If you’ve run into me in the past month, you’d know that I’ve been binge-watching Ryan Murphy like crazy. I sat down and watched the entire season of “The People v. O.J. Simpson: American Crime Story” in a matter of days. I felt like I was going through withdrawals, but luckily Murphy’s back with his new anthology series, “Feud,” and I can get my fix once again.

Murphy’s new series centers on one of pop culture’s favorite things: celebrity feuds. The first season follows Bette Davis (Susan Sarandon), Joan Crawford (Jessica Lange) and the rivalry between the two stars on the set of their film, “What Ever Happened to Baby Jane?” Both stars are past their prime, struggling to find roles for women of their age. Crawford, despite hating Davis, knows that if the two of them team together for a movie, it’ll be the biggest film of the year.

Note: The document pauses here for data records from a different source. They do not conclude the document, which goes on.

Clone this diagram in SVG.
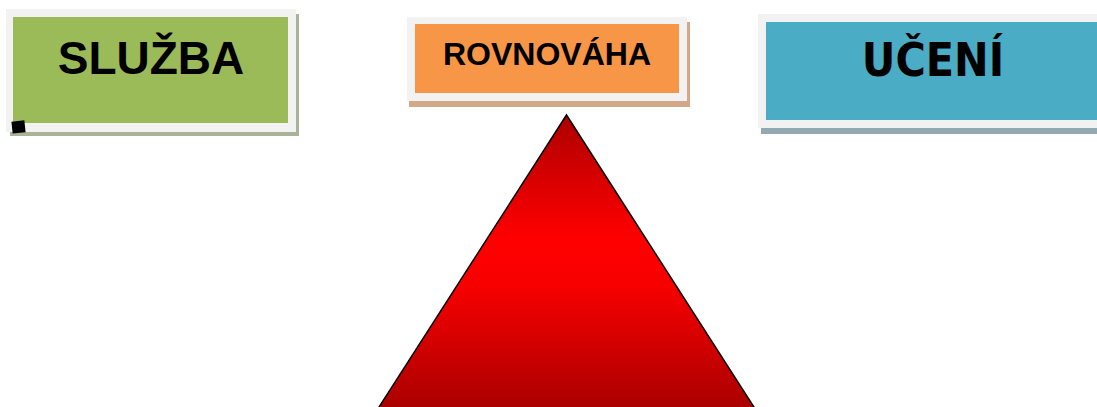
<svg xmlns="http://www.w3.org/2000/svg" width="1097" height="407" viewBox="0 0 1097 407">
<style>
.frame{fill:#f2f2f2}
.lbl{font-family:"Liberation Sans",Arial,sans-serif;font-weight:bold;fill:#000;text-anchor:middle}
.lbl2{font-family:"DejaVu Sans Condensed","DejaVu Sans",sans-serif;font-weight:bold;fill:#000;text-anchor:middle}
</style>
<defs>
<linearGradient id="redg" x1="0" y1="115" x2="0" y2="407" gradientUnits="userSpaceOnUse">
<stop offset="0" stop-color="#ad0000"/>
<stop offset="0.42" stop-color="#ff0000"/>
<stop offset="0.58" stop-color="#f80000"/>
<stop offset="1" stop-color="#ab0000"/>
</linearGradient>
</defs>
<rect width="1097" height="407" fill="#fff"/>
<g id="sluzba">
<rect x="10" y="14" width="289" height="122" fill="#a9b398"/>
<rect class="frame" x="6" y="9" width="290" height="123"/>
<rect x="13" y="17" width="275" height="106" fill="#9bbb59"/>
<rect x="12" y="121" width="13" height="12" fill="#000" transform="rotate(-6 18 127)"/>
<text class="lbl" x="151" y="74" font-size="46">SLUŽBA</text>
</g>
<g id="rovnovaha">
<rect x="409" y="22" width="281" height="85" fill="#d2a887"/>
<rect class="frame" x="407" y="17" width="280" height="84"/>
<rect x="415" y="24" width="264" height="69" fill="#f79646"/>
<text class="lbl" x="547" y="65" font-size="32">ROVNOVÁHA</text>
</g>
<g id="uceni">
<rect x="761" y="18" width="336" height="116" fill="#93a9b2"/>
<rect class="frame" x="758" y="14" width="339" height="114"/>
<rect x="766" y="22" width="331" height="98" fill="#4bacc6"/>
<text class="lbl2" x="933" y="76" font-size="46">UČENÍ</text>
</g>
<g id="triangle">
<polygon points="566.5,115 372,418 761,418" fill="url(#redg)" stroke="#000" stroke-width="1.5" stroke-linejoin="miter"/>
</g>
<g id="connectors"></g>
</svg>
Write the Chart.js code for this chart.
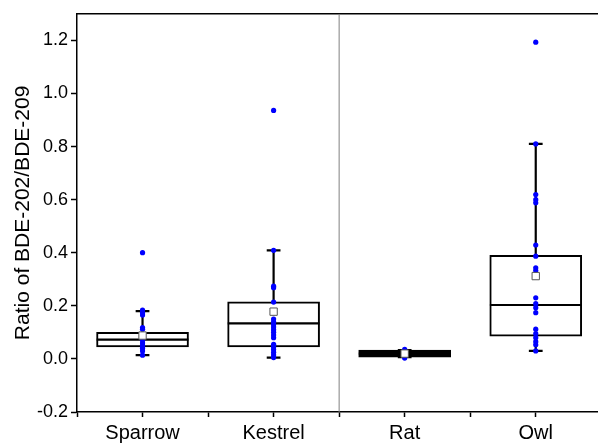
<!DOCTYPE html>
<html>
<head>
<meta charset="utf-8">
<script src="https://cdn.jsdelivr.net/npm/chart.js@4.4.0/dist/chart.umd.min.js"></script>
<style>
    html, body { margin: 0; padding: 0; background: #fff; overflow: hidden; }
    #wrap { width: 598px; height: 443px; }
</style>
</head>
<body>
<div id="wrap"><canvas id="ratioChart"></canvas></div>
<script>
// Categories and where they sit on the x axis
const species = ['Sparrow', 'Kestrel', 'Rat', 'Owl'];
const positions = [1, 3, 5, 7];

// Box statistics
const whiskerLow = [0.014, 0.005, 0.007, 0.030];
const quartile1 = [0.045, 0.045, 0.007, 0.086];
const medians = [0.073, 0.134, 0.020, 0.203];
const quartile3 = [0.100, 0.215, 0.033, 0.390];
const whiskerHigh = [0.180, 0.409, 0.033, 0.810];
const means = [0.088, 0.178, 0.020, 0.312];

// Individual samples
const sparrowPoints = [0.400, 0.184, 0.174, 0.165, 0.118, 0.112, 0.070, 0.060, 0.050, 0.045, 0.040, 0.030, 0.014];
const kestrelPoints = [0.936, 0.409, 0.274, 0.268, 0.214, 0.150, 0.140, 0.130, 0.120, 0.110, 0.100, 0.090, 0.080, 0.055, 0.045, 0.035, 0.025, 0.015, 0.005];
const ratPoints = [0.003, 0.012, 0.016, 0.020, 0.024, 0.036];
const owlPoints = [1.193, 0.810, 0.619, 0.600, 0.588, 0.429, 0.387, 0.343, 0.333, 0.230, 0.208, 0.193, 0.174, 0.112, 0.095, 0.080, 0.065, 0.053, 0.030];

// Ticks
const yTicks = [-0.2, 0.0, 0.2, 0.4, 0.6, 0.8, 1.0, 1.2];
const xTicks = [0, 1, 2, 3, 4, 5, 6, 7];
const dividerAt = 4;

document.addEventListener('DOMContentLoaded', function() {
    const fontFamily = 'Arial, "Liberation Sans", sans-serif';
    const halfBox = 0.7;
    const halfCap = 0.105;

    const allPoints = [sparrowPoints, kestrelPoints, ratPoints, owlPoints];
    const pointData = [];
    allPoints.forEach((list, i) => {
        list.forEach(v => pointData.push({ x: positions[i], y: v }));
    });

    // Line segments separated by gaps
    const whiskerData = [];
    const capData = [];
    const medianData = [];
    positions.forEach((x, i) => {
        whiskerData.push({ x: x, y: whiskerLow[i] }, { x: x, y: quartile1[i] }, { x: x, y: null });
        whiskerData.push({ x: x, y: quartile3[i] }, { x: x, y: whiskerHigh[i] }, { x: x, y: null });
        capData.push({ x: x - halfCap, y: whiskerLow[i] }, { x: x + halfCap, y: whiskerLow[i] }, { x: x, y: null });
        capData.push({ x: x - halfCap, y: whiskerHigh[i] }, { x: x + halfCap, y: whiskerHigh[i] }, { x: x, y: null });
        medianData.push({ x: x - halfBox, y: medians[i] }, { x: x + halfBox, y: medians[i] }, { x: x, y: null });
    });

    const lineStyle = {
        type: 'line',
        borderColor: '#000',
        borderWidth: 2.2,
        pointRadius: 0,
        fill: false,
        tension: 0,
        spanGaps: false
    };

    new Chart(document.getElementById('ratioChart'), {
        type: 'scatter',
        data: {
            datasets: [
                {
                    label: 'Mean',
                    data: positions.map((x, i) => ({ x: x, y: means[i] })),
                    pointStyle: 'rect',
                    pointRadius: 5.2,
                    backgroundColor: '#fff',
                    borderColor: '#555',
                    borderWidth: 1
                },
                {
                    label: 'Samples',
                    data: pointData,
                    pointRadius: 2.6,
                    backgroundColor: '#0000ff',
                    borderWidth: 0
                },
                Object.assign({ label: 'Whiskers', data: whiskerData }, lineStyle),
                Object.assign({ label: 'Caps', data: capData }, lineStyle),
                Object.assign({ label: 'Median', data: medianData }, lineStyle),
                {
                    type: 'bar',
                    label: 'Box',
                    data: positions.map((x, i) => ({ x: x, y: [quartile1[i], quartile3[i]] })),
                    backgroundColor: '#fff',
                    borderColor: '#000',
                    borderWidth: [2, 2, 5, 2],
                    borderSkipped: false,
                    barThickness: 92
                },
                {
                    type: 'line',
                    label: 'Divider',
                    data: [{ x: dividerAt, y: -0.2 }, { x: dividerAt, y: 1.3 }],
                    borderColor: '#808080',
                    borderWidth: 1,
                    pointRadius: 0,
                    fill: false
                }
            ]
        },
        options: {
            responsive: true,
            maintainAspectRatio: false,
            animation: false,
            layout: {
                autoPadding: false,
                padding: { top: 12, left: 0, right: 0, bottom: 0 }
            },
            plugins: {
                legend: { display: false },
                tooltip: { enabled: false }
            },
            scales: {
                x: {
                    type: 'linear',
                    min: 0,
                    max: 7.95,
                    offset: false,
                    afterBuildTicks: axis => { axis.ticks = xTicks.map(v => ({ value: v })); },
                    afterFit: axis => { axis.height = 31; },
                    ticks: {
                        autoSkip: false,
                        maxRotation: 0,
                        padding: 4,
                        color: '#000',
                        font: { family: fontFamily, size: 20 },
                        callback: function(value) {
                            const idx = positions.indexOf(value);
                            return idx >= 0 ? species[idx] : '';
                        }
                    },
                    grid: {
                        offset: false,
                        drawOnChartArea: false,
                        drawTicks: true,
                        tickLength: 5,
                        tickColor: '#000',
                        tickWidth: 1.5
                    },
                    border: { display: true, color: '#000', width: 1.5 }
                },
                x2: {
                    type: 'linear',
                    position: 'top',
                    min: 0,
                    max: 1,
                    afterBuildTicks: axis => { axis.ticks = []; },
                    afterFit: axis => { axis.height = 0; },
                    ticks: { display: false },
                    grid: { display: false, drawTicks: false },
                    border: { display: true, color: '#000', width: 1.5 }
                },
                y: {
                    min: -0.2,
                    max: 1.3,
                    afterBuildTicks: axis => { axis.ticks = yTicks.map(v => ({ value: v })); },
                    afterFit: axis => { axis.width = 77; },
                    ticks: {
                        padding: 3,
                        color: '#000',
                        font: { family: fontFamily, size: 18 },
                        callback: value => value.toFixed(1)
                    },
                    grid: {
                        drawOnChartArea: false,
                        drawTicks: true,
                        tickLength: 6,
                        tickColor: '#000',
                        tickWidth: 1.5
                    },
                    border: { display: true, color: '#000', width: 1.5 },
                    title: {
                        display: true,
                        text: 'Ratio of BDE-202/BDE-209',
                        color: '#000',
                        font: { family: fontFamily, size: 21 },
                        padding: { top: 11, bottom: 0 }
                    }
                }
            }
        }
    });
});
</script>
</body>
</html>
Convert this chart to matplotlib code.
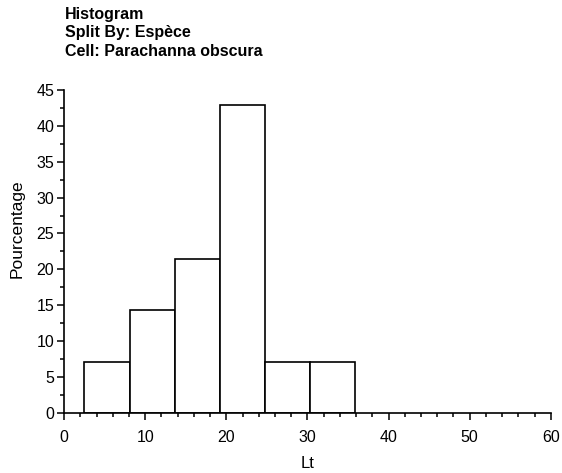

That doesn’t keep her from taking every chance she can to outshine her.

This show perfectly fits Murphy’s stylized directing, from the lavish set decorations to the campy dialogue and camera movements. Across his numerous successful shows, he manages to keep his style consistent, whether it be in a horror story, a courtroom drama or a 1960s period drama. The playful mixture of humor throughout works so perfectly with this over-the-top story of an extravagant time in Hollywood. On top of that, it looking beautiful, half of the episodes are directed by women and it provides over 15 acting roles for women over the age of 40, something hardly any TV shows are doing today.

However, what really perfects this show are the performances by Susan Sarandon and Jessica Lange. When the two of them are in a scene together, they fill it up with their presence alone. It’s incredibly hard to portray real-life people as famous as Bette and Joan—and we can see how this can fall flat like with Cuba Gooding Jr.’s performance as O.J. Simpson in “American Crime Story”—but Sarandon and Lange do it and make it seem effortless. The only word to describe them in these roles is iconic. They give such nuanced performances, adding layers to what could have been an incredibly shallow story. The first we see of Lange, she’s sitting in the audience as Marilyn Monroe accepts an award for Best Actress. She makes a bitter comment and brushes it off, but her eyes fill with tears, showing firsthand the insecurity lying beneath a woman who is seen as an icon, not a human being. Another scene that blew me away was after their first day of shooting on set when the two women join the director in the theater to screen the day’s shots. They are forced to see themselves—who they actually are and who they’ve become–within this feud with one another. It’s a tragic scene that gave us a glimmer of the emotional toll we’re going to see these women put through.